Пожалуй, единственное, что Р. Люксембург видит в абсолютно неверном свете, это право наций на самоопределение. Негативные последствия его реализации видны сразу, но прямой отказ от него привел бы большевиков к краху. Национализм нерусских этносов был не выдумкой нескольких профессоров и поэтов, не кривлянием идеологов, а объективным следствием неравномерного развития различных частей России. Эти корни невозможно было выкорчевать насилием – «защищая зубами и когтями» целостность России «как территории революции», что советует делать Р. Люксембург.
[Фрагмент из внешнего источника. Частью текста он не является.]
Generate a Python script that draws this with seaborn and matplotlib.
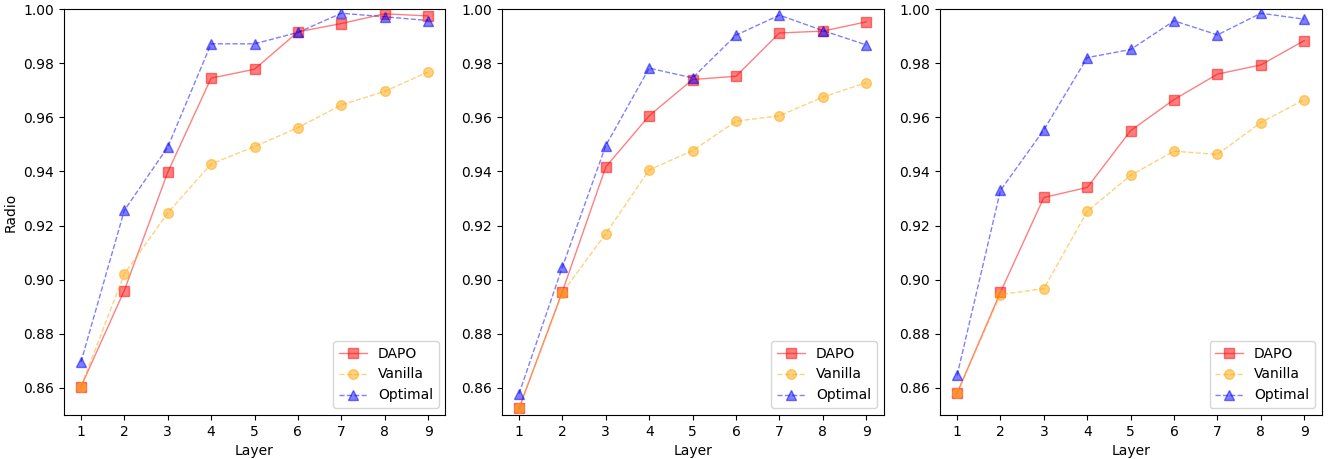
import numpy as np
import pandas as pd
import matplotlib
matplotlib.use("Agg")
import matplotlib.pyplot as plt
import seaborn as sns

layers = [1, 2, 3, 4, 5, 6, 7, 8, 9]
methods = ["DAPO", "Vanilla", "Optimal"]

# Panel 1
dapo_1 = [0.8604, 0.8960, 0.9397, 0.9745, 0.9778, 0.9916, 0.9947, 0.9983, 0.9975]
vanilla_1 = [0.8604, 0.9021, 0.9247, 0.9428, 0.9492, 0.9562, 0.9646, 0.9696, 0.9768]
optimal_1 = [0.8695, 0.9256, 0.9490, 0.9872, 0.9872, 0.9914, 0.9985, 0.9972, 0.9958]

# Panel 2
dapo_2 = [0.8524, 0.8956, 0.9417, 0.9606, 0.9740, 0.9752, 0.9912, 0.9919, 0.9953]
vanilla_2 = [0.8524, 0.8952, 0.9170, 0.9406, 0.9477, 0.9586, 0.9606, 0.9675, 0.9728]
optimal_2 = [0.8578, 0.9047, 0.9496, 0.9782, 0.9746, 0.9904, 0.9978, 0.9921, 0.9868]

# Panel 3
dapo_3 = [0.8580, 0.8954, 0.9304, 0.9341, 0.9551, 0.9666, 0.9760, 0.9794, 0.9884]
vanilla_3 = [0.8580, 0.8945, 0.8967, 0.9253, 0.9386, 0.9475, 0.9463, 0.9581, 0.9666]
optimal_3 = [0.8646, 0.9330, 0.9554, 0.9821, 0.9851, 0.9957, 0.9905, 0.9985, 0.9963]

y_ticks = [0.86, 0.88, 0.90, 0.92, 0.94, 0.96, 0.98, 1.00]

panels = [
    (dapo_1, vanilla_1, optimal_1),
    (dapo_2, vanilla_2, optimal_2),
    (dapo_3, vanilla_3, optimal_3),
]

styles = {
    "DAPO": dict(color="red", marker="s", linestyle="-"),
    "Vanilla": dict(color="orange", marker="o", linestyle="--"),
    "Optimal": dict(color="blue", marker="^", linestyle="--"),
}

fig, axes = plt.subplots(1, 3, figsize=(13.35, 4.59), dpi=100)
fig.subplots_adjust(left=0.0476, right=0.990, top=0.980, bottom=0.096, wspace=0.147)

for ax, series in zip(axes, panels):
    frames = []
    for name, vals in zip(methods, series):
        frames.append(pd.DataFrame({"Layer": layers, "value": vals, "method": name}))
    df = pd.concat(frames, ignore_index=True)
    for name in methods:
        st = styles[name]
        sub = df[df["method"] == name]
        sns.lineplot(
            data=sub, x="Layer", y="value", ax=ax, label=name,
            color=st["color"], marker=st["marker"], linestyle=st["linestyle"],
            markersize=7, markeredgecolor=st["color"], markeredgewidth=1.0,
            linewidth=1.0, alpha=0.5,
        )
    ax.set_ylim(0.85, 1.0)
    ax.set_xticks(layers)
    ax.set_yticks(y_ticks)
    ax.set_yticklabels([f"{t:.2f}" for t in y_ticks])
    ax.set_xlabel("Layer")
    ax.set_ylabel("")
    ax.legend(loc="lower right")

axes[0].set_ylabel("Radio")

fig.savefig("out.png", dpi=100)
Программу восстановления единой и неделимой России путем репрессий против националистически настроенных интеллигенции и крестьянства окраин Красная Армия выполнить не смогла бы так же, как не смогли ее выполнить белые армии. Распад империи был закономерен так же, как и смена строя.
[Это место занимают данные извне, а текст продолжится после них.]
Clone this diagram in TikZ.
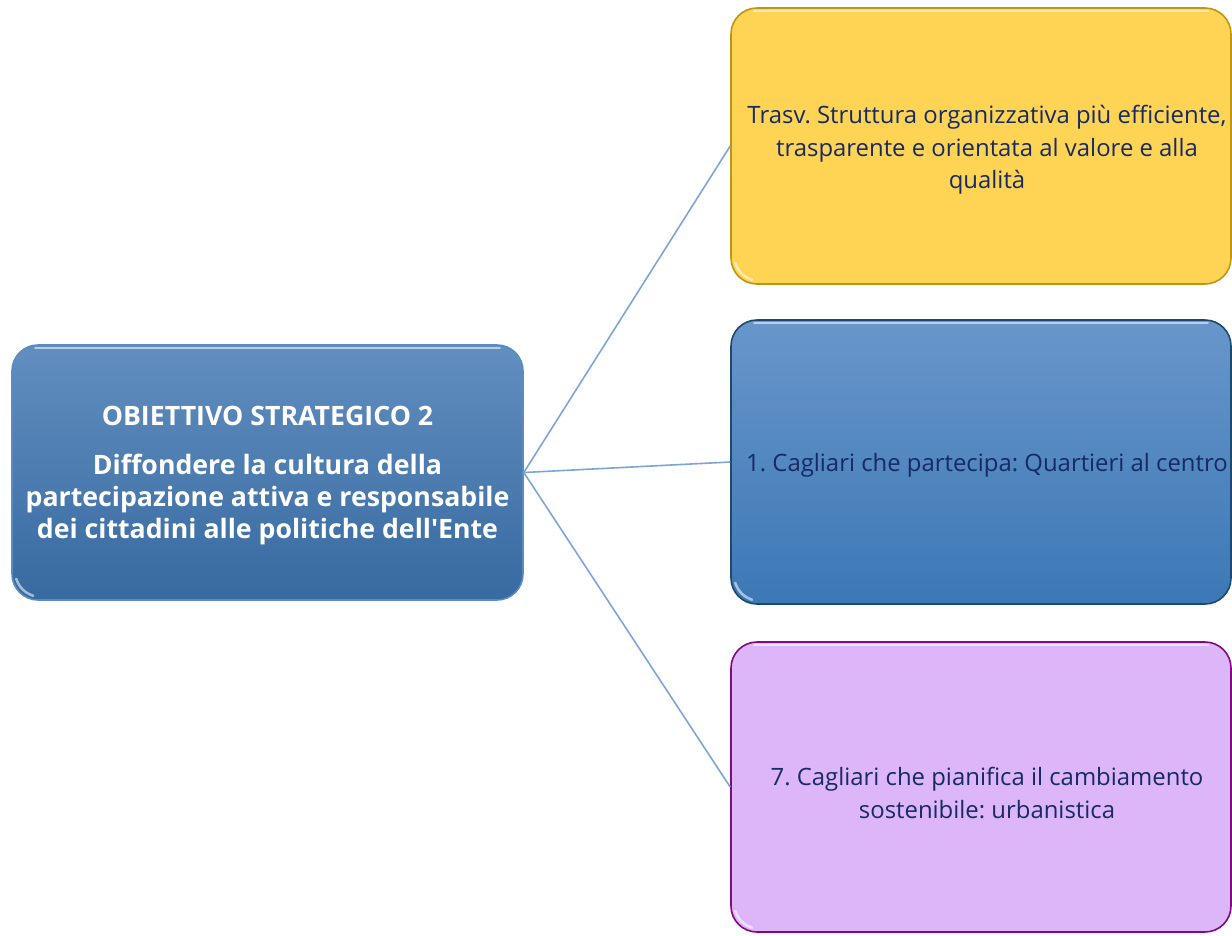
\documentclass[tikz,border=0pt]{standalone}
\usepackage{fontspec}
\setmainfont{Open Sans}[Ligatures=TeXOff]
\frenchspacing
\definecolor{navytext}{RGB}{22,42,100}
\definecolor{linkblue}{RGB}{125,165,215}
\definecolor{ylwfill}{RGB}{255,212,84}
\definecolor{ylwedge}{RGB}{190,150,20}
\definecolor{bluetop}{RGB}{104,150,202}
\definecolor{bluebot}{RGB}{60,120,182}
\definecolor{blueedge}{RGB}{30,72,112}
\definecolor{purpfill}{RGB}{221,182,250}
\definecolor{purpedge}{RGB}{128,10,128}
\definecolor{lefttop}{RGB}{98,142,192}
\definecolor{leftbot}{RGB}{55,106,160}
\definecolor{leftedge}{RGB}{90,140,195}
\tikzset{
  box/.style={rectangle, rounded corners=26pt, line width=1.6pt, inner sep=0pt},
  rightbox/.style={box, minimum width=500pt},
  boxtext/.style={align=center, font=\fontsize{23.9}{32.5}\selectfont\frenchspacing, text=navytext, yshift=-5pt},
  link/.style={draw=linkblue, line width=1.6pt},
  gloss/.style={draw=white, line width=2.5pt, opacity=0.55, line cap=round}
}
\newcommand\glossy[1]{%
  \draw[gloss] ([xshift=24pt,yshift=-4pt]#1.north west) -- ([xshift=-24pt,yshift=-4pt]#1.north east);
  \draw[gloss] ([xshift=5pt,yshift=22pt]#1.south west) to[bend right=25] ([xshift=22pt,yshift=5pt]#1.south west);
}
\begin{document}
\begin{tikzpicture}[x=1pt,y=-1pt]
\useasboundingbox (0,0) rectangle (1232,935);
\node[box, minimum width=511pt, minimum height=255pt, draw=leftedge,
  top color=lefttop, bottom color=leftbot] (L) at (267.5,472.5) {};
\node[boxtext, text=white, font=\bfseries\fontsize{26.7}{32.2}\selectfont, yshift=2pt] (Lt) at (L.center)
  {OBIETTIVO STRATEGICO 2\\[17pt]Diffondere la cultura della\\partecipazione attiva e responsabile\\dei cittadini alle politiche dell'Ente};
\node[rightbox, minimum height=276pt, draw=ylwedge, fill=ylwfill] (Y) at (981,146) {};
\node[boxtext, xshift=6pt, yshift=1pt] (Yt) at (Y.center)
  {Trasv. Struttura organizzativa più efficiente,\\trasparente e orientata al valore e alla\\qualità};
\node[rightbox, minimum height=284pt, draw=blueedge, top color=bluetop, bottom color=bluebot] (B) at (981,462) {};
\node[boxtext, xshift=6pt, yshift=2pt] (Bt) at (B.center)
  {1. Cagliari che partecipa: Quartieri al centro};
\node[rightbox, minimum height=290pt, draw=purpedge, fill=purpfill] (P) at (981,787) {};
\node[boxtext, xshift=6pt, yshift=-1pt] (Pt) at (P.center)
  {7. Cagliari che pianifica il cambiamento\\sostenibile: urbanistica};
\glossy{L}\glossy{Y}\glossy{B}\glossy{P}
\draw[link] (L.east) -- (Y.west);
\draw[link] (L.east) -- (B.west);
\draw[link] (L.east) -- (P.west);
\end{tikzpicture}
\end{document}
Не вполне понимали суть происходящего и творцы революции. Это очевидно при взгляде на итоговую статью В. И. Ленина «О нашей революции» (1923). По праву победителя отвергнув «шаблонный довод» правых социал-демократов о неготовности России к социализму, он пишет: «Если для создания социализма требуется определенный уровень культуры… то почему нам нельзя начать сначала с завоевания революционным путем предпосылок для этого определенного уровня, а потом уже, на основе рабоче-крестьянской власти и советского строя, двинуться догонять другие народы»
[509]. Движение вперед, конечно, возможно, но на основе какого способа производства?История дала ответ довольно быстро. Уже в 1920-е годы в СССР четко обозначились две большие группы людей – работники партгосаппарата («номенклатура»), в совокупности владевшие государственной собственностью, и лишенное собственности остальное население. Произошло образование общественных классов и утвердился неополитарный способ производства.
Характерный для становления политаризма террор, уничтожающий всякую независимость людей от государства, завершил процесс формирования классового общества в СССР. Ни диктатура пролетариата, ни диктатура пролетариата и крестьянства на практике реализованы не были. В этом смысле и Ленин, и Троцкий оценивали будущее одинаково неверно. За Лениным осталась тактическая правота в проведении политики, привлекающей крестьянство на сторону новой – самим Лениным не понятой – власти.
Любому классу для оправдания своего господства необходима идеология. Идеологией советской номенклатуры стало утверждение о строительстве в СССР, в одной отдельно взятой стране, социализма. Революция продолжается «социалистическим строительством» под руководством «сверху». Мировая пролетарская революция по умолчанию откладывается на неопределенный срок, как и завершение строительства бесклассового общества. Для обоснования этой идеологии использовались отдельные высказывания классиков марксизма, в то время как противоположные замалчивались, вплоть до искажения текстов
[510].Ни Маркс, ни Ленин возразить уже не могли. Но возражал Троцкий, которому усилиями советской пропаганды было приписано исключительное право на теорию непрерывной («перманентной») революции, естественно, «антимарксистскую».
Не касаясь личности Троцкого, отмечу, что в 1920-е годы он и крайне малая группа его сторонников оставались догматическими революционерами, в то время как ВКП(б) навсегда перестала быть революционной партией. Теперь на первый план выступил не крестьянский вопрос, а именно «перманентность» мировой революции – цели Троцкого и троцкистов – в противовес «социалистическому строительству» – курсу ВКП(б).
Уже в эмиграции Троцкий закончил работу над статьей «Что же такое перманентная революция?» (1930), исчерпывающе выразив свое политическое кредо.
Он справедливо напоминает, что Маркс и Ленин считали будущую пролетарскую революцию всемирной и потому непрерывной. Она длится, пока не будут уничтожены классы и частная собственность. Поэтому «теория социализма в отдельной стране, поднявшаяся на дрожжах реакции после Октября, есть единственная теория, последовательно и до конца противостоящая теории перманентной революции»
[511].Противостоящая как одна идеология другой, но не как идеология – науке, на что претендует Троцкий. Ведь сама перманентная революция в его понимании – революция пролетариата, ведущего за собой (т. е. подчиняющего своей власти) крестьянство и строящего таким образом социализм во всем мире – для 1930-х годов выглядит безнадежной утопией.
Во-первых,
Троцкий, видевший, чем обернулась мнимая диктатура пролетариата в одной стране, мог бы удержаться от желания распространить советский опыт на весь мир. Никаких гарантий от всемирного политаризма (который, в отличие от локального, на мой взгляд, был бы гибельным регрессом) его теория не содержит. Напротив, снова утверждается невозможность союза с крестьянством – только подчинение. Демократия отложена до лучших времен, которые, как известно из советского опыта, никогда не наступят.